_Data segment_
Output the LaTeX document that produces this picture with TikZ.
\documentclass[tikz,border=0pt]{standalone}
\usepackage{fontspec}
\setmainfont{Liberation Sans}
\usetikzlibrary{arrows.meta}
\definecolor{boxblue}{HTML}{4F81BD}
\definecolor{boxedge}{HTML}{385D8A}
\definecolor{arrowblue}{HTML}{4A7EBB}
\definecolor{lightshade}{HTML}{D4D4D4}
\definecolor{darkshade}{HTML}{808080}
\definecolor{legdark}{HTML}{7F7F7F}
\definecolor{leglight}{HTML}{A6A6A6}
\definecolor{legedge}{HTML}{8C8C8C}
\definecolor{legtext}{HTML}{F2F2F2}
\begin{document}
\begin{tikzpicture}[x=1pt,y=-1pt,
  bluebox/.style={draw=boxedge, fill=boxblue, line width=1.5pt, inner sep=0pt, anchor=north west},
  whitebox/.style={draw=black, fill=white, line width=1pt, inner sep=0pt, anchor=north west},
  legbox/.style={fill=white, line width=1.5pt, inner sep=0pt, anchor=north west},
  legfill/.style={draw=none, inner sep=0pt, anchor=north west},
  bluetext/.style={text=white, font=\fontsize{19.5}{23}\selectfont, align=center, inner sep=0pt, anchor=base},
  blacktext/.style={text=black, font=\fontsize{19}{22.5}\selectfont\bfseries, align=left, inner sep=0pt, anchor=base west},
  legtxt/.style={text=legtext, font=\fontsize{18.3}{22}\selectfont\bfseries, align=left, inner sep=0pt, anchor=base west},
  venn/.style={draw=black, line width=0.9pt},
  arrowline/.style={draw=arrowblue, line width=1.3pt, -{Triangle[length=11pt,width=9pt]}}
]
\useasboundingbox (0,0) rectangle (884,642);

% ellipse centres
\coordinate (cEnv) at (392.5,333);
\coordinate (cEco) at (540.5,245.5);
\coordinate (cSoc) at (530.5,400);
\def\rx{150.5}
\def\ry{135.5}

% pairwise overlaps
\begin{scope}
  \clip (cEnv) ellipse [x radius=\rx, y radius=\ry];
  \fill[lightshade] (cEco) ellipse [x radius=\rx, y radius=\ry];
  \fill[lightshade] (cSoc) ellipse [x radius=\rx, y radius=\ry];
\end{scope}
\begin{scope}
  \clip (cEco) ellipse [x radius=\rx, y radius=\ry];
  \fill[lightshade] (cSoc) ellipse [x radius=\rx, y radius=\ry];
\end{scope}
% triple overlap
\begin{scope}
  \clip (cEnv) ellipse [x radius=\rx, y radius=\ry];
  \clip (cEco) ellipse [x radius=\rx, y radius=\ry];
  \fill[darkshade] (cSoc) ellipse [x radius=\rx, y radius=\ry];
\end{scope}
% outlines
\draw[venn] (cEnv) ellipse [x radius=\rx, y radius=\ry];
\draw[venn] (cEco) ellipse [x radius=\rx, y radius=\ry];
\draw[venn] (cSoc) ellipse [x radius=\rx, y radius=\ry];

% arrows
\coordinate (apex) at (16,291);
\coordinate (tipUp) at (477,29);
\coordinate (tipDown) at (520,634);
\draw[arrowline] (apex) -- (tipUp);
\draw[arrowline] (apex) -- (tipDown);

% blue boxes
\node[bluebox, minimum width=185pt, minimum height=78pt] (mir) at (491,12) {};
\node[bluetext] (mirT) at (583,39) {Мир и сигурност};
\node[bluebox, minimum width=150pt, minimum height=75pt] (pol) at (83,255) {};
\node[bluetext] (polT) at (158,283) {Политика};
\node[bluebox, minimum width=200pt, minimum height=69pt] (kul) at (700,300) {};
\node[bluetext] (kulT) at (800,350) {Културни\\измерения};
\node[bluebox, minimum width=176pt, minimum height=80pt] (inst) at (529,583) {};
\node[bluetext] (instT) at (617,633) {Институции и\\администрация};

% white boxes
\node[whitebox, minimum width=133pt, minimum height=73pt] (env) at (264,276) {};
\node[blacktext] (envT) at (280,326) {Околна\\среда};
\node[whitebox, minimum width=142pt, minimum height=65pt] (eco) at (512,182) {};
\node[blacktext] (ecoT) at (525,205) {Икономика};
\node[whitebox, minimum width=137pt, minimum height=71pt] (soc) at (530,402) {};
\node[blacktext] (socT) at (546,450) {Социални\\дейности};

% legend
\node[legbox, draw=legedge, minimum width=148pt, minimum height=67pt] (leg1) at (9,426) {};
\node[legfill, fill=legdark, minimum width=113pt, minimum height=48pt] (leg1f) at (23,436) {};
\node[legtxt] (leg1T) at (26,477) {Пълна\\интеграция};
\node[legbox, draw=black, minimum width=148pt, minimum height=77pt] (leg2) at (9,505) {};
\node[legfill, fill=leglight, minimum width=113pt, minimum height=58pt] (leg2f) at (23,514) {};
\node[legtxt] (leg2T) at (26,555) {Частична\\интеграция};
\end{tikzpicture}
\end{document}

_Your task_
Restate every line of the data word for word.

_Reply_
Output the LaTeX document that produces this picture with TikZ.
\documentclass[tikz,border=0pt]{standalone}
\usepackage{fontspec}
\setmainfont{Liberation Sans}
\usetikzlibrary{arrows.meta}
\definecolor{boxblue}{HTML}{4F81BD}
\definecolor{boxedge}{HTML}{385D8A}
\definecolor{arrowblue}{HTML}{4A7EBB}
\definecolor{lightshade}{HTML}{D4D4D4}
\definecolor{darkshade}{HTML}{808080}
\definecolor{legdark}{HTML}{7F7F7F}
\definecolor{leglight}{HTML}{A6A6A6}
\definecolor{legedge}{HTML}{8C8C8C}
\definecolor{legtext}{HTML}{F2F2F2}
\begin{document}
\begin{tikzpicture}[x=1pt,y=-1pt,
  bluebox/.style={draw=boxedge, fill=boxblue, line width=1.5pt, inner sep=0pt, anchor=north west},
  whitebox/.style={draw=black, fill=white, line width=1pt, inner sep=0pt, anchor=north west},
  legbox/.style={fill=white, line width=1.5pt, inner sep=0pt, anchor=north west},
  legfill/.style={draw=none, inner sep=0pt, anchor=north west},
  bluetext/.style={text=white, font=\fontsize{19.5}{23}\selectfont, align=center, inner sep=0pt, anchor=base},
  blacktext/.style={text=black, font=\fontsize{19}{22.5}\selectfont\bfseries, align=left, inner sep=0pt, anchor=base west},
  legtxt/.style={text=legtext, font=\fontsize{18.3}{22}\selectfont\bfseries, align=left, inner sep=0pt, anchor=base west},
  venn/.style={draw=black, line width=0.9pt},
  arrowline/.style={draw=arrowblue, line width=1.3pt, -{Triangle[length=11pt,width=9pt]}}
]
\useasboundingbox (0,0) rectangle (884,642);

% ellipse centres
\coordinate (cEnv) at (392.5,333);
\coordinate (cEco) at (540.5,245.5);
\coordinate (cSoc) at (530.5,400);
\def\rx{150.5}
\def\ry{135.5}

% pairwise overlaps
\begin{scope}
  \clip (cEnv) ellipse [x radius=\rx, y radius=\ry];
  \fill[lightshade] (cEco) ellipse [x radius=\rx, y radius=\ry];
  \fill[lightshade] (cSoc) ellipse [x radius=\rx, y radius=\ry];
\end{scope}
\begin{scope}
  \clip (cEco) ellipse [x radius=\rx, y radius=\ry];
  \fill[lightshade] (cSoc) ellipse [x radius=\rx, y radius=\ry];
\end{scope}
% triple overlap
\begin{scope}
  \clip (cEnv) ellipse [x radius=\rx, y radius=\ry];
  \clip (cEco) ellipse [x radius=\rx, y radius=\ry];
  \fill[darkshade] (cSoc) ellipse [x radius=\rx, y radius=\ry];
\end{scope}
% outlines
\draw[venn] (cEnv) ellipse [x radius=\rx, y radius=\ry];
\draw[venn] (cEco) ellipse [x radius=\rx, y radius=\ry];
\draw[venn] (cSoc) ellipse [x radius=\rx, y radius=\ry];

% arrows
\coordinate (apex) at (16,291);
\coordinate (tipUp) at (477,29);
\coordinate (tipDown) at (520,634);
\draw[arrowline] (apex) -- (tipUp);
\draw[arrowline] (apex) -- (tipDown);

% blue boxes
\node[bluebox, minimum width=185pt, minimum height=78pt] (mir) at (491,12) {};
\node[bluetext] (mirT) at (583,39) {Мир и сигурност};
\node[bluebox, minimum width=150pt, minimum height=75pt] (pol) at (83,255) {};
\node[bluetext] (polT) at (158,283) {Политика};
\node[bluebox, minimum width=200pt, minimum height=69pt] (kul) at (700,300) {};
\node[bluetext] (kulT) at (800,350) {Културни\\измерения};
\node[bluebox, minimum width=176pt, minimum height=80pt] (inst) at (529,583) {};
\node[bluetext] (instT) at (617,633) {Институции и\\администрация};

% white boxes
\node[whitebox, minimum width=133pt, minimum height=73pt] (env) at (264,276) {};
\node[blacktext] (envT) at (280,326) {Околна\\среда};
\node[whitebox, minimum width=142pt, minimum height=65pt] (eco) at (512,182) {};
\node[blacktext] (ecoT) at (525,205) {Икономика};
\node[whitebox, minimum width=137pt, minimum height=71pt] (soc) at (530,402) {};
\node[blacktext] (socT) at (546,450) {Социални\\дейности};

% legend
\node[legbox, draw=legedge, minimum width=148pt, minimum height=67pt] (leg1) at (9,426) {};
\node[legfill, fill=legdark, minimum width=113pt, minimum height=48pt] (leg1f) at (23,436) {};
\node[legtxt] (leg1T) at (26,477) {Пълна\\интеграция};
\node[legbox, draw=black, minimum width=148pt, minimum height=77pt] (leg2) at (9,505) {};
\node[legfill, fill=leglight, minimum width=113pt, minimum height=58pt] (leg2f) at (23,514) {};
\node[legtxt] (leg2T) at (26,555) {Частична\\интеграция};
\end{tikzpicture}
\end{document}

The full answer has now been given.